The Japanese car manufacturer, Daihatsu, was founded in 1951, but its history goes back to the early years of the 20th century. In 1907, Daihatsu's forerunner, the Hatsudoki Seizo Company was formed.
From the outset, Daihatsu sought to produce small affordable cars. Two of its earlier launches were the three wheel Midget Model DKA in 1957 and the "Bee", which was also a three-wheeler, in 1958. The company specialised in manufacturing small passenger Daihatsu cars, but all were three wheelers. It was not until 1958 that the company launched its first four-wheel model.
In 1964 Daihatsu launched the Compagno, which had originally been designed by Toyota, who went on to take control of 51 per cent of Daihatsu in 1999. The Compagno was produced as a two-door saloon and convertible and remained in production for the next six years. It is renowned for being the first Japanese car to be sold in the United Kingdom.
Daihatsu originally built small cars, because at its foundations it was producing for a Japanese nation still recovering from the devastating effects of World War II. By the '70s the country's economy was on its way to becoming one of the biggest of the world. However, it was the country's tax regime, which meant the company still had to limit the power and size of its cars.

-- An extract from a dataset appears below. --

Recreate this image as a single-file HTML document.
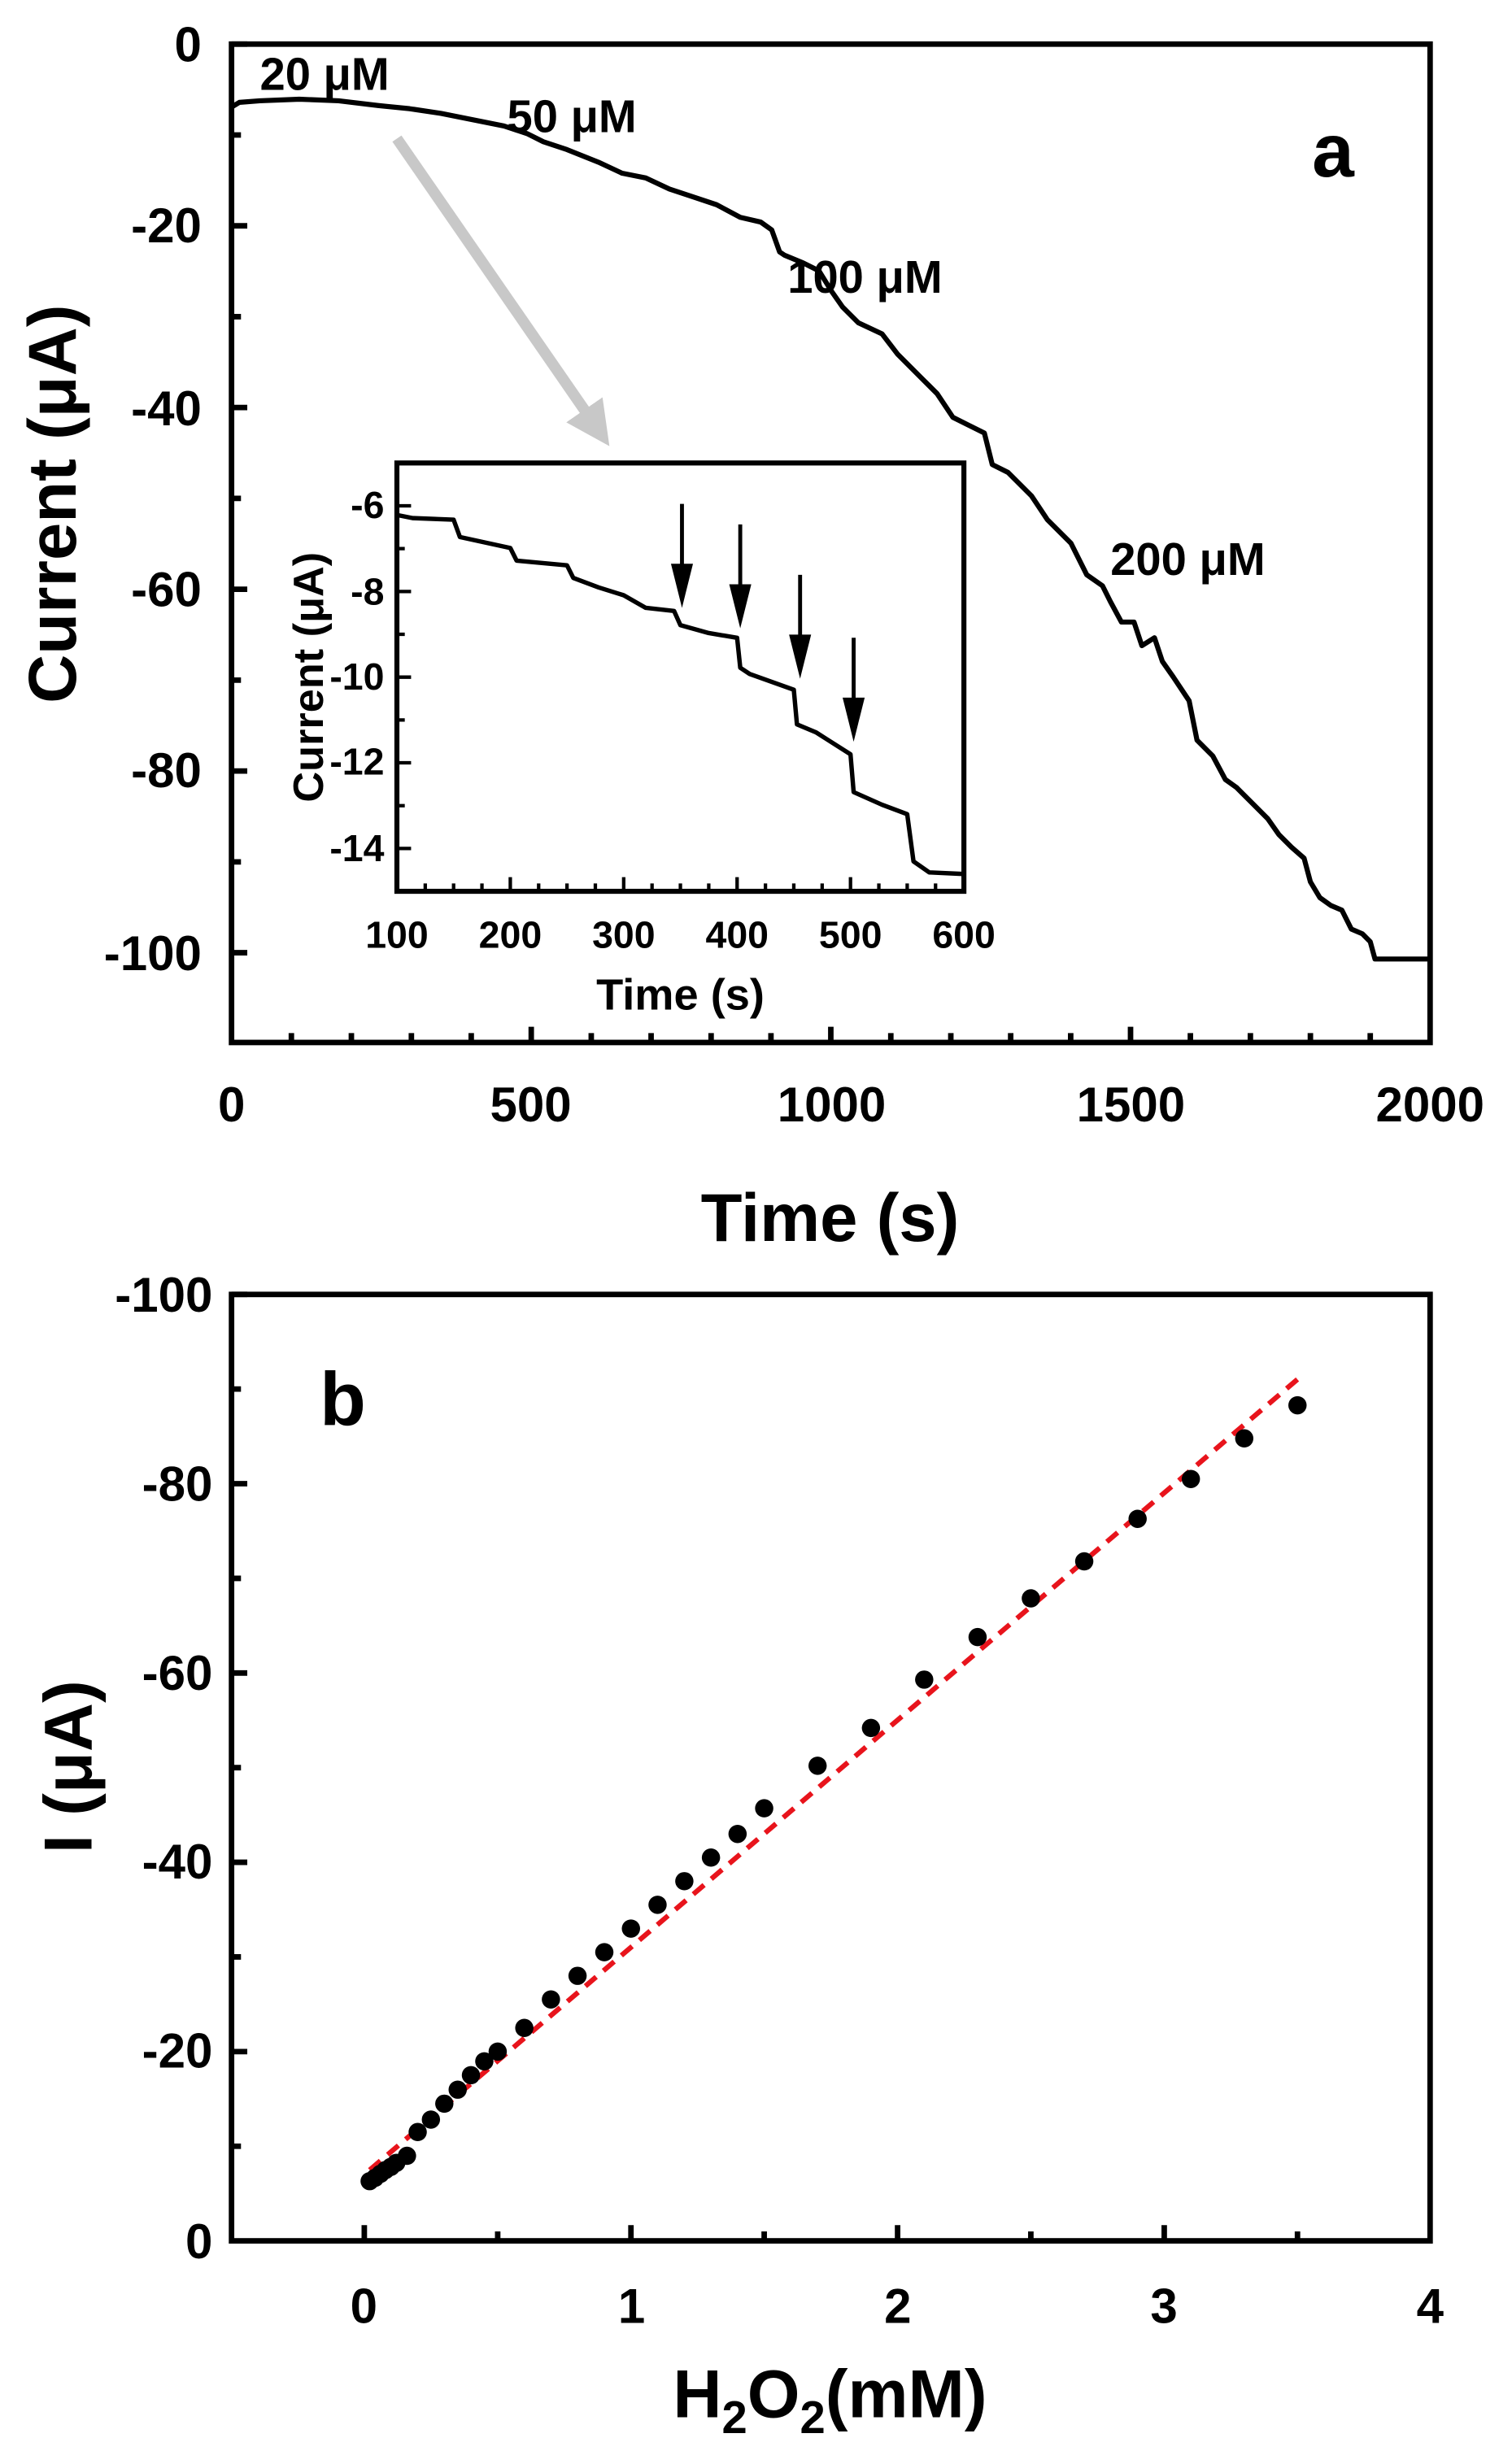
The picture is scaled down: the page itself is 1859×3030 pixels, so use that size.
<!DOCTYPE html>
<html><head><meta charset="utf-8"><style>html,body{margin:0;padding:0;background:#fff}svg{display:block}text{font-family:"Liberation Sans",Arial,sans-serif;font-weight:bold;fill:#000}</style></head>
<body>
<svg width="1859" height="3030" viewBox="0 0 960 1564.7" xmlns="http://www.w3.org/2000/svg">
<defs>
<marker id="gh" markerWidth="4" markerHeight="4" refX="1" refY="2" orient="auto" markerUnits="strokeWidth"><path d="M0,0 L4,2 L0,4 z" fill="#c8c8c8"/></marker>
</defs>
<!-- Panel a -->
<g stroke="#000" stroke-width="3.5" fill="none">
<rect x="147" y="28" width="761" height="634"/>
<path d="M147,28h10M147,143.4h10M147,258.8h10M147,374.2h10M147,489.6h10M147,605h10M147,85.7h6M147,201.1h6M147,316.5h6M147,431.9h6M147,547.3h6"/>
<path d="M337.3,662v-10M527.5,662v-10M717.8,662v-10M185,662v-6M223.1,662v-6M261.2,662v-6M299.2,662v-6M375.4,662v-6M413.4,662v-6M451.5,662v-6M489.5,662v-6M565.6,662v-6M603.7,662v-6M641.7,662v-6M679.8,662v-6M755.8,662v-6M793.9,662v-6M832,662v-6M870,662v-6"/>
</g>
<g stroke-width="3.2" stroke="#000" fill="none" stroke-linejoin="round">
<path d="M147,68 L152,65 L165,64 L190,63 L215,64 L240,67 L260,69 L280,72 L300,76 L320,80 L335,85 L345,90 L360,95 L380,103 L395,110 L410,113 L425,120 L440,125 L455,130 L470,138 L483,141 L490,146 L495,160 L498,162 L510,167 L520,172 L528,185 L535,195 L545,205 L560,212 L570,225 L585,240 L595,250 L605,265 L615,270 L625,275 L630,295 L640,300 L655,315 L665,330 L680,345 L690,365 L700,372 L705,382 L712,395 L720,395 L725,410 L733,405 L738,420 L745,430 L755,445 L760,470 L770,480 L778,495 L785,500 L795,510 L805,520 L812,530 L820,538 L828,545 L832,560 L838,570 L845,575 L852,578 L858,590 L865,593 L870,598 L873,609 L908,609"/>
</g>
<line x1="252" y1="88" x2="375" y2="266" stroke="#c8c8c8" stroke-width="7" marker-end="url(#gh)"/>
<text x="165" y="57" font-size="29">20 μM</text>
<text x="322" y="84" font-size="29">50 μM</text>
<text x="500" y="186" font-size="29">100 μM</text>
<text x="705" y="365" font-size="29">200 μM</text>
<text x="833" y="112" font-size="48">a</text>
<g font-size="31" text-anchor="end">
<text x="128" y="39">0</text><text x="128" y="154">-20</text><text x="128" y="270">-40</text><text x="128" y="385">-60</text><text x="128" y="500">-80</text><text x="128" y="616">-100</text>
</g>
<g font-size="31" text-anchor="middle">
<text x="147" y="712">0</text><text x="337" y="712">500</text><text x="528" y="712">1000</text><text x="718" y="712">1500</text><text x="908" y="712">2000</text>
</g>
<text x="527" y="788" font-size="43" text-anchor="middle">Time (s)</text>
<text transform="translate(48,320) rotate(-90)" font-size="43" text-anchor="middle">Current (μA)</text>
<!-- inset -->
<rect x="252" y="294" width="360" height="272" fill="#fff" stroke="#000" stroke-width="3.2"/>
<g stroke="#000" stroke-width="2.2" fill="none">
<path d="M324,566v-9M396,566v-9M468,566v-9M540,566v-9M270,566v-5M288,566v-5M306,566v-5M342,566v-5M360,566v-5M378,566v-5M414,566v-5M432,566v-5M450,566v-5M486,566v-5M504,566v-5M522,566v-5M558,566v-5M576,566v-5M594,566v-5"/>
<path d="M252,321.2h9M252,375.6h9M252,430h9M252,484.4h9M252,538.8h9M252,348.4h5M252,402.8h5M252,457.2h5M252,511.6h5"/>
</g>
<path stroke="#000" stroke-width="2.8" fill="none" stroke-linejoin="round" d="M252,327 L262,329 L288,330 L292,341 L324,348 L328,356 L360,359 L364,367 L380,373 L396,378 L410,386 L428,388 L432,397 L450,402 L468,405 L470,424 L476,428 L504,438 L506,460 L518,465 L540,479 L542,503 L560,511 L576,517 L580,547 L590,554 L612,555"/>
<g stroke="#000" stroke-width="2.5">
<line x1="433" y1="320" x2="433" y2="362"/><line x1="470" y1="333" x2="470" y2="375"/><line x1="508" y1="365" x2="508" y2="407"/><line x1="542" y1="405" x2="542" y2="447"/>
</g>
<g fill="#000">
<path d="M426,358 L440,358 L433,386z"/><path d="M463,371 L477,371 L470,399z"/><path d="M501,403 L515,403 L508,431z"/><path d="M535,443 L549,443 L542,471z"/>
</g>
<g font-size="24" text-anchor="end">
<text x="244" y="329">-6</text><text x="244" y="384">-8</text><text x="244" y="438">-10</text><text x="244" y="492">-12</text><text x="244" y="547">-14</text>
</g>
<g font-size="24" text-anchor="middle">
<text x="252" y="602">100</text><text x="324" y="602">200</text><text x="396" y="602">300</text><text x="468" y="602">400</text><text x="540" y="602">500</text><text x="612" y="602">600</text>
</g>
<text x="432" y="641" font-size="28" text-anchor="middle">Time (s)</text>
<text transform="translate(205,430) rotate(-90)" font-size="27" text-anchor="middle">Current (μA)</text>
<!-- Panel b -->
<g stroke="#000" stroke-width="3.5" fill="none">
<rect x="147" y="822" width="761" height="601"/>
<path d="M147,822h10M147,942.2h10M147,1062.4h10M147,1182.6h10M147,1302.8h10M147,882.1h6M147,1002.3h6M147,1122.5h6M147,1242.7h6M147,1362.9h6"/>
<path d="M231.3,1423v-10M400.6,1423v-10M569.9,1423v-10M739.2,1423v-10M316,1423v-6M485.2,1423v-6M654.5,1423v-6M823.8,1423v-6"/>
</g>
<line x1="234.7" y1="1378" x2="827.2" y2="873" stroke="#e8141c" stroke-width="3.2" stroke-dasharray="9,6"/>
<g fill="#000">
<circle cx="234.7" cy="1385.1" r="5.8"/><circle cx="238.1" cy="1383" r="5.8"/><circle cx="241.5" cy="1380.5" r="5.8"/><circle cx="244.8" cy="1378" r="5.8"/><circle cx="248.2" cy="1376" r="5.8"/><circle cx="251.6" cy="1373.5" r="5.8"/><circle cx="258.4" cy="1369" r="5.8"/>
<circle cx="265.2" cy="1353.9" r="5.8"/><circle cx="273.6" cy="1346" r="5.8"/><circle cx="282.1" cy="1335.9" r="5.8"/><circle cx="290.6" cy="1327" r="5.8"/><circle cx="299" cy="1317.8" r="5.8"/><circle cx="307.5" cy="1309" r="5.8"/><circle cx="316" cy="1302.8" r="5.8"/>
<circle cx="332.9" cy="1287.8" r="5.8"/><circle cx="349.8" cy="1269.7" r="5.8"/><circle cx="366.7" cy="1254.7" r="5.8"/><circle cx="383.7" cy="1239.7" r="5.8"/><circle cx="400.6" cy="1224.7" r="5.8"/><circle cx="417.5" cy="1209.6" r="5.8"/><circle cx="434.5" cy="1194.6" r="5.8"/><circle cx="451.4" cy="1179.6" r="5.8"/><circle cx="468.3" cy="1164.6" r="5.8"/><circle cx="485.2" cy="1148.3" r="5.8"/>
<circle cx="519.1" cy="1121.3" r="5.8"/><circle cx="553" cy="1097.3" r="5.8"/><circle cx="586.8" cy="1066.6" r="5.8"/><circle cx="620.7" cy="1039.6" r="5.8"/><circle cx="654.5" cy="1015" r="5.8"/><circle cx="688.4" cy="991.5" r="5.8"/><circle cx="722.3" cy="964.5" r="5.8"/><circle cx="756.1" cy="939.2" r="5.8"/><circle cx="790" cy="913.4" r="5.8"/><circle cx="823.8" cy="892.4" r="5.8"/>
</g>
<text x="203" y="905" font-size="48">b</text>
<g font-size="31" text-anchor="end">
<text x="135" y="833">-100</text><text x="135" y="953">-80</text><text x="135" y="1073">-60</text><text x="135" y="1193">-40</text><text x="135" y="1313">-20</text><text x="135" y="1434">0</text>
</g>
<g font-size="31" text-anchor="middle">
<text x="231" y="1475">0</text><text x="401" y="1475">1</text><text x="570" y="1475">2</text><text x="739" y="1475">3</text><text x="908" y="1475">4</text>
</g>
<text x="527" y="1535" font-size="43" text-anchor="middle">H<tspan font-size="29" dy="10">2</tspan><tspan dy="-10">O</tspan><tspan font-size="29" dy="10">2</tspan><tspan dy="-10">(mM)</tspan></text>
<text transform="translate(58,1122) rotate(-90)" font-size="43" text-anchor="middle">I (μA)</text>
</svg>
</body></html>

This led to the development of " K cars."
Today, unfavourable market conditions have led to Daihatsu sales declining to the extent that the company has decided to cease its exports to Europe from early 2013. This could well lead to a boom in the market for second-hand Daihatsu cars.
Daihatsu's greatest achievement was undoubtedly its range of K cars. The Move and the Copen, both examples of the genre, remain in production today.